Review | Wednesday 27 July 2011
Black Jesus by Simone Felice
Deep
in the Catskill Mountains, one assumes bearded men sit in lonely
cabins in front of log fires contemplating Huckleberry
Finn and writing folk songs. Thus it’s a surprise to find one
part of famed duo The
Duke and the King (and The
Felice Brothers), Simone Felice, writing an elegiac lament for
a lost America against a soundtrack of eighties pop hits, beginning
with Phil Collins and closing with the Eurythmics.
Lionel White is a Marine. Blinded by a bomb blast and plagued with nightmares of war, he returns with a new name – Black Jesus – and to a mother who has burned down their trailer-trash home and moved into a converted Dairy Queen with the local deputy. Meanwhile, a ballerina stripper who pinches her name – Gloria – from Laura Branigan’s disco hit, rides broken-legged on a ragged moped across the American highways, escaping her boyfriend, the music critic. Once these strands of the story converge we slowly understand the mystical magnetism that connects them. However to read this for plot alone is to do yourself an injustice. The beauty of the book lies in the depth of images, creating a hallucinatory experience and vividness that is as haunting as an apocalypse.

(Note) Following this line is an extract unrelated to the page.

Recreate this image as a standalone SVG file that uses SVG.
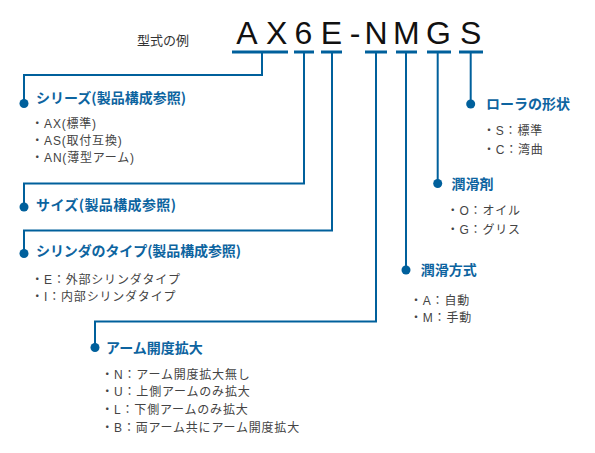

This isn’t Felice’s first venture into fiction, and it certainly stands up to descriptions of his work being a kind of fable-noir, but I think it better resembles his talent for writing songs. Motifs and themes are hammered home like nailed scraps of poetry to the wall. Between a mourning for a better place and the connection of spirit in the strange vortex of love, we are left wondering if perhaps this was all spoken by some burnt-out God. Like Rip Van Winkle, America wonders: where are we and how’d we get to this place?